Money – do you receive an allowance?  Should you receive an allowance?  What is the value of the chores you do at home?  Can you learn about money by getting an allowance?  We will explore money, its value, and counting change this week. So many of you do not use money for a variety of reasons – lunch is brought from home, paid in advance with a check, and your parents use debit or credit cards when making purchases. All of these things give you less use of money. It is important to understand the value of money and to be able to count it. I’ll look for a suitable song to get you motivated to learn about the almighty dollar!

Flat Stanley Debuts!

The “Flat Stanleys” are in the works!  While there are some Stanleys, it seems most of you have decided upon your own name or someone you know.  “Stanley” will get the privilege of being  your shadow next week – whether it is soccer practice, doing chores, or helping with homework. The entries are always interesting to read and I think you will like having a new “friend.”

Writer’s Notebooks are in and Writing Folders assembled!  That means we are ready to begin our Writing Journey!  🙂  Our first official writing piece will be a personal narrative. We will begin this tomorrow and continue through next week. We will look at good writing and some “okay” writing – both will help you as you become a better writer.

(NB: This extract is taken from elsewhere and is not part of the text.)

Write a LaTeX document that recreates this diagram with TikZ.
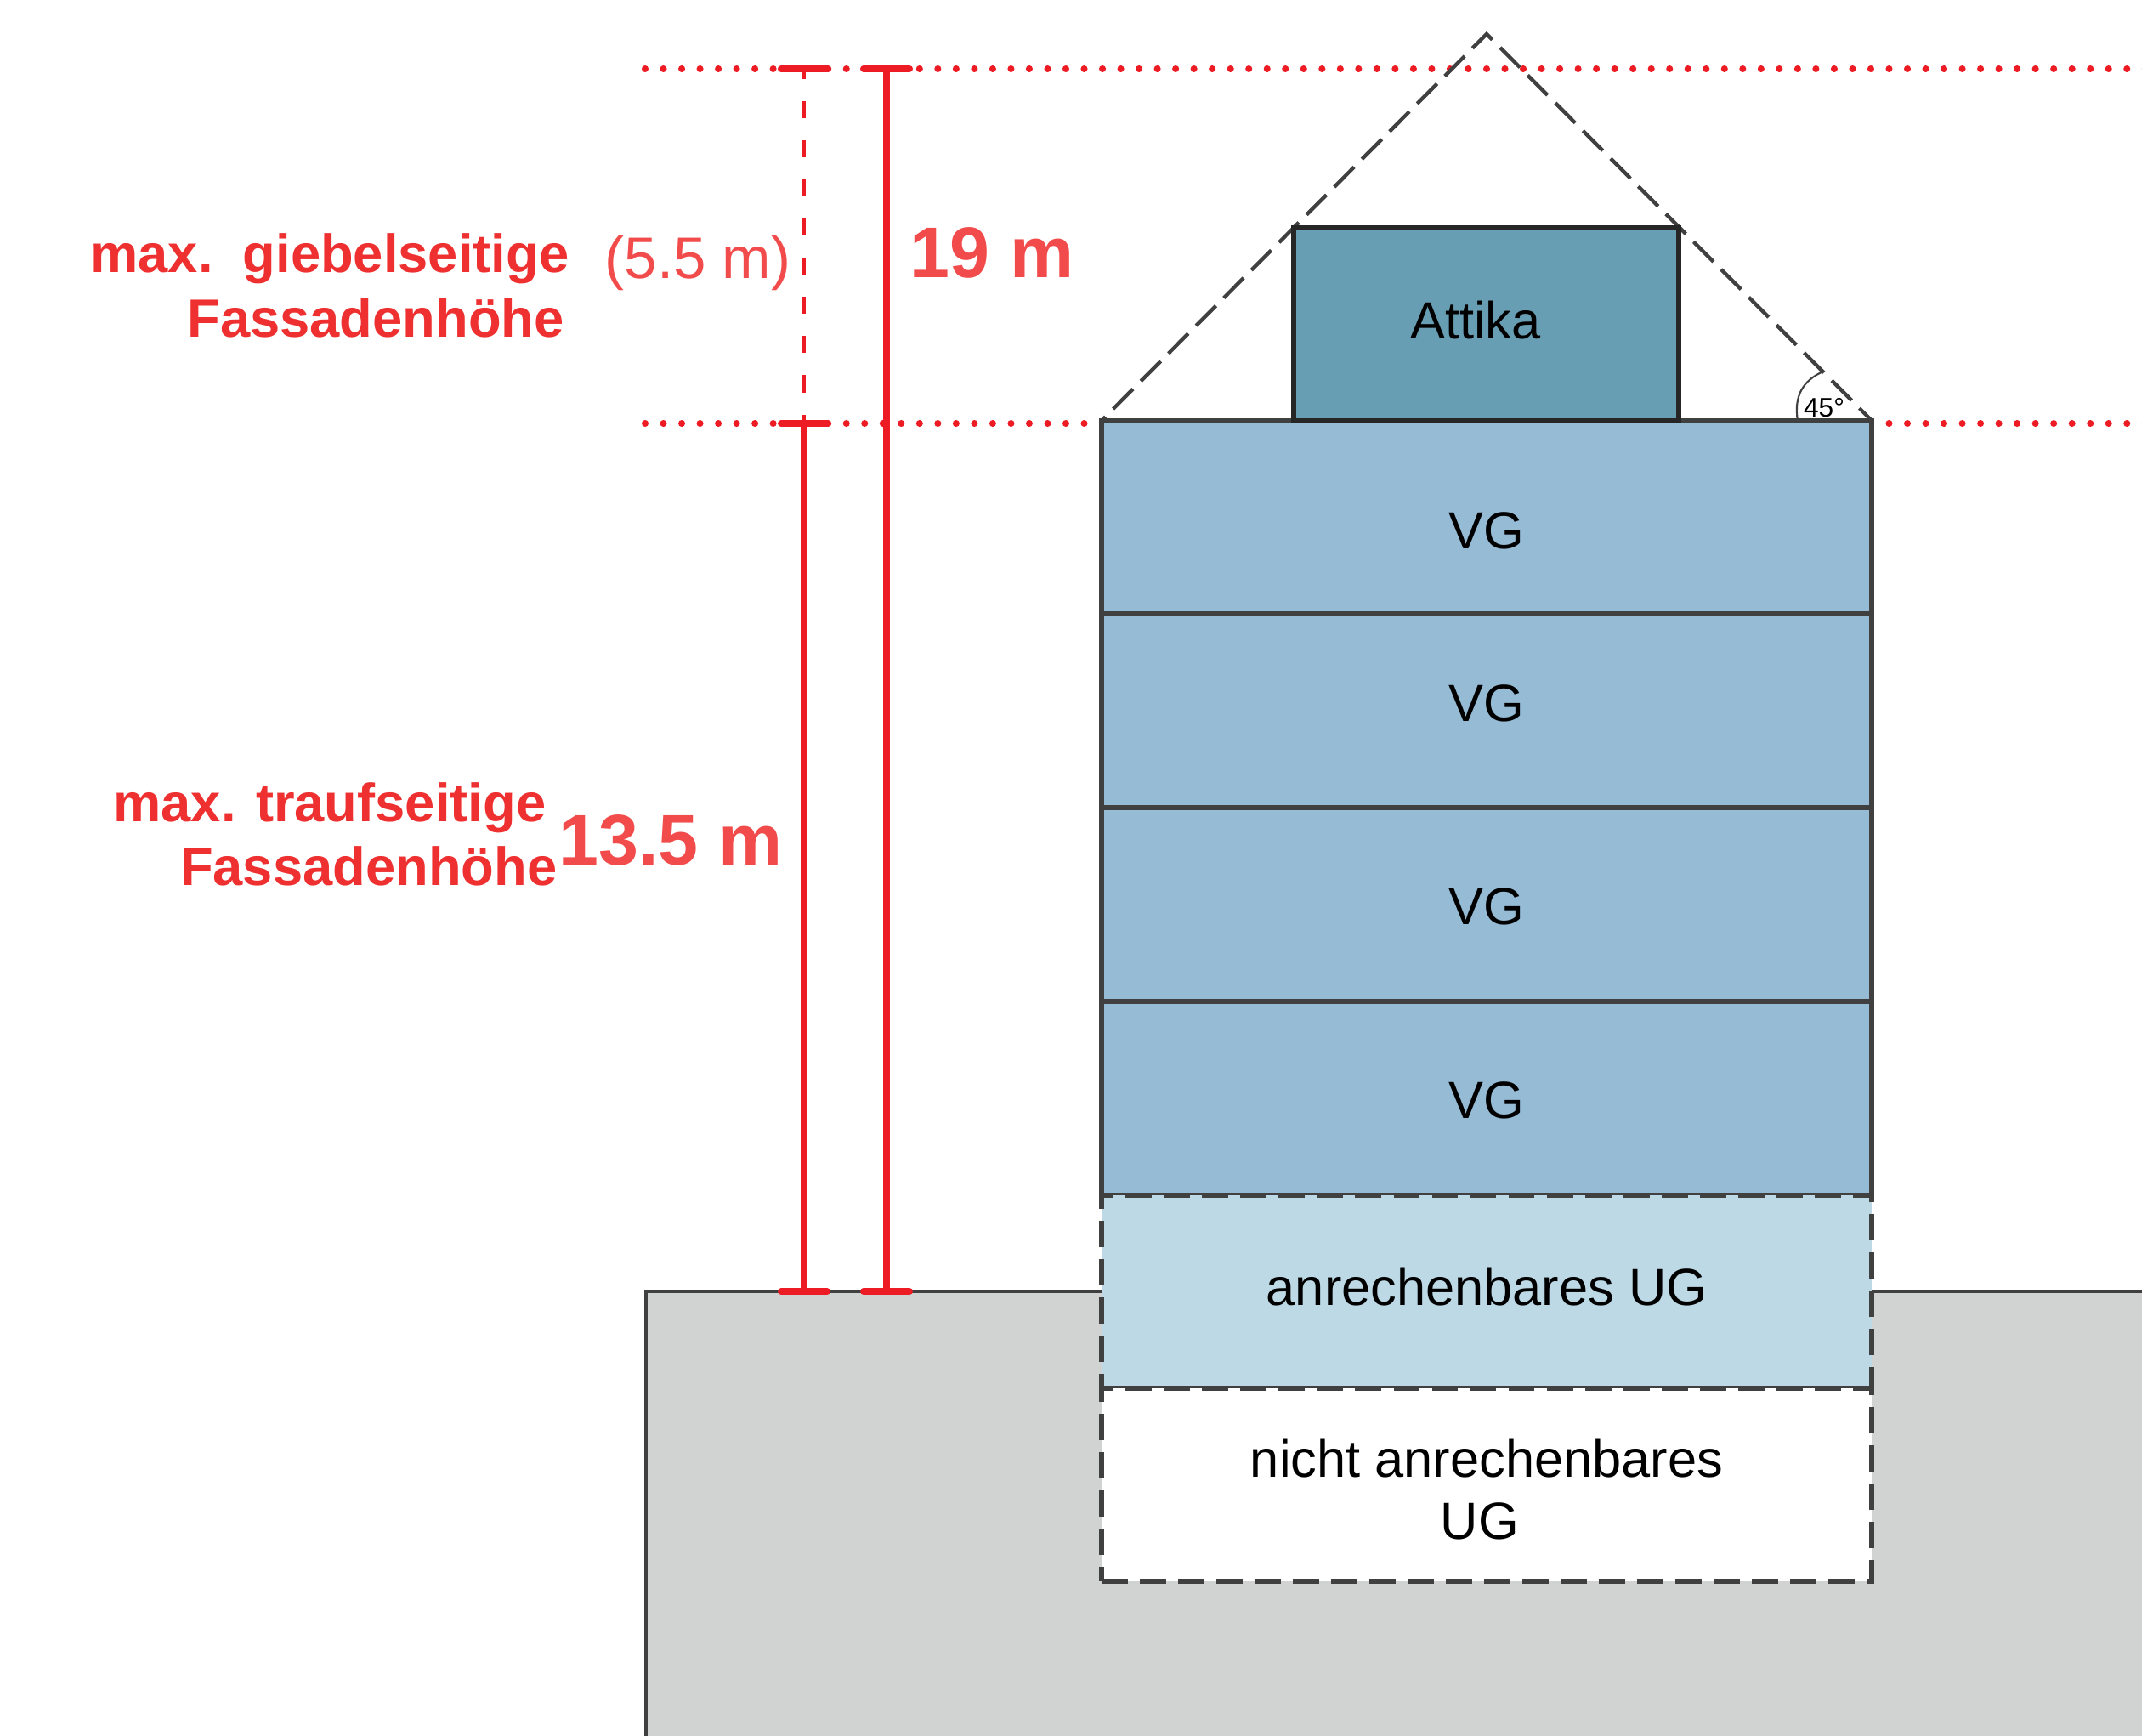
\documentclass[tikz,border=0pt]{standalone}
\usepackage{fontspec}
\setmainfont{Liberation Sans}
\definecolor{linegray}{HTML}{404040}
\definecolor{attikablue}{HTML}{689EB3}
\definecolor{vgblue}{HTML}{95BBD5}
\definecolor{ugblue}{HTML}{BCD9E5}
\definecolor{groundgray}{HTML}{D1D3D2}
\definecolor{barred}{HTML}{ED1C24}
\definecolor{labelred}{HTML}{EE3030}
\definecolor{sizered}{HTML}{F24B4B}

\begin{document}
\begin{tikzpicture}[
    x=0.01cm,
    y=-0.01cm,
    floor/.style={draw=linegray,line width=1.6pt,fill=vgblue,minimum width=9.06cm,minimum height=2.27cm,outer sep=0pt},
    ugfloor/.style={floor,dash pattern=on 8.8pt off 4pt,minimum height=2.27cm},
    attika/.style={draw=black!85,line width=1.6pt,fill=attikablue,minimum width=4.53cm,minimum height=2.27cm,outer sep=0pt},
    floortext/.style={anchor=base,inner sep=0pt,text=black,font=\fontsize{17.45}{20.8}\selectfont},
    redtext/.style={anchor=east,inner sep=0pt,align=right,text=labelred,font=\fontsize{18}{21.5}\selectfont\bfseries},
    bigtext/.style={anchor=base,inner sep=0pt,text=sizered,font=\fontsize{24}{28}\selectfont\bfseries},
    redbar/.style={draw=barred,line width=2.1pt},
    redtick/.style={draw=barred,line width=2.3pt,line cap=round},
    reddots/.style={draw=barred,line width=2.3pt,line cap=round,dash pattern=on 0pt off 6.12pt}]
    \useasboundingbox (0,0) rectangle (2520,2042);

    \coordinate (dotsTopL) at (759,81);
    \coordinate (dotsTopR) at (2540,81);
    \coordinate (dotsEaveL) at (759,498);
    \coordinate (dotsEaveR) at (2540,498);
    \coordinate (groundL) at (760,1519);
    \coordinate (groundR) at (2520,1519);
    \coordinate (groundB) at (760,2042);
    \coordinate (groundE) at (2520,2042);
    \coordinate (apex) at (1749,40);

    \fill[groundgray] (groundL) rectangle (groundE);
    \draw[linegray,line width=1.2pt] (groundR) -- (groundL) -- (groundB);
    \draw[reddots] (dotsTopL) -- (dotsTopR);
    \draw[reddots] (dotsEaveL) -- (dotsEaveR);

    \node[floor] (vgA) at (1749,608.5) {};
    \node[floor] (vgB) at (1749,836) {};
    \node[floor] (vgC) at (1749,1064) {};
    \node[floor] (vgD) at (1749,1292) {};
    \node[ugfloor,fill=ugblue] (ugA) at (1749,1519.5) {};
    \node[ugfloor,fill=white] (ugB) at (1749,1746.5) {};

    \draw[linegray,line width=1.25pt,dash pattern=on 9.4pt off 3.7pt,dash phase=7.5pt] (vgA.north west) -- (apex) -- (vgA.north east);
    \node[attika] (attikaBox) at (1748.5,381.5) {};
    \draw[linegray,line width=0.6pt] (2115,495) .. controls (2110,465) and (2122,447) .. (2145,437);

    \node[floortext] (attikaText) at (1736,398) {Attika};
    \node[floortext] (vgAText) at (1749,645) {VG};
    \node[floortext] (vgBText) at (1749,848) {VG};
    \node[floortext] (vgCText) at (1749,1087) {VG};
    \node[floortext] (vgDText) at (1749,1315) {VG};
    \node[floortext] (ugAText) at (1749,1535) {anrechenbares UG};
    \node[floortext,anchor=center,align=center] (ugBText) at (1749,1752) {nicht anrechenbares\\UG\hspace*{4.6pt}};
    \node[floortext,font=\fontsize{9}{11}\selectfont] (angleText) at (2146,490) {45°};

    \coordinate (gableBarT) at (946,81);
    \coordinate (gableBarB) at (946,498);
    \coordinate (eaveBarB) at (946,1519);
    \coordinate (fullBarT) at (1043,81);
    \coordinate (fullBarB) at (1043,1519);

    \draw[redbar,line width=1.1pt,dash pattern=on 5.7pt off 7.4pt,dash phase=2.3pt] (gableBarT) -- (gableBarB);
    \draw[redbar] (gableBarB) -- (eaveBarB);
    \draw[redbar] (fullBarT) -- (fullBarB);
    \draw[redtick] (gableBarT) ++(-27,0) -- ++(54,0);
    \draw[redtick] (gableBarB) ++(-27,0) -- ++(54,0);
    \draw[redtick] (eaveBarB) ++(-27,0) -- ++(54,0);
    \draw[redtick] (fullBarT) ++(-27,0) -- ++(54,0);
    \draw[redtick] (fullBarB) ++(-27,0) -- ++(54,0);

    \node[redtext] (gableLabel) at (670,336) {max.\ \ giebelseitige\\Fassadenhöhe\hspace*{1.6pt}};
    \node[redtext] (eaveLabel) at (656,981.5) {max. traufseitige\hspace*{3.7pt}\\Fassadenhöhe};
    \node[bigtext] (fullSize) at (1167,326) {19 m};
    \node[bigtext] (eaveSize) at (789,1017) {13.5 m};
    \node[floortext,text=sizered,font=\fontsize{19.6}{23}\selectfont] (gableSize) at (821,327) {(5.5 m)};
  \end{tikzpicture}
\end{document}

Our poem we read was “If I Were In Charge of the World” by Judith Viorst. We will continue to explore this author and her books and poetry. We will also use this poem as inspiration to write our own “If I Were In Charge of” poems. It’s great to imagine, isn’t it?

Meet the teacher

Despite the heat, it was wonderful to meet my new students and their families at Open Door Day this afternoon!  There were some happy faces, some anxious, and a few nervous ones. One boy even cheered that school was starting!  Yay – that’s enthusiasm!

I am really looking forward to our first few days of getting to know one another. We will begin with a Scavenger Hunt and some good poetry tomorrow.  There are many routines and procedures to learn as well, but I feel this group is ready!  After our brief two days this week, there will be no school Friday. We will be on alert for Hurricane Earl and its wind and rain.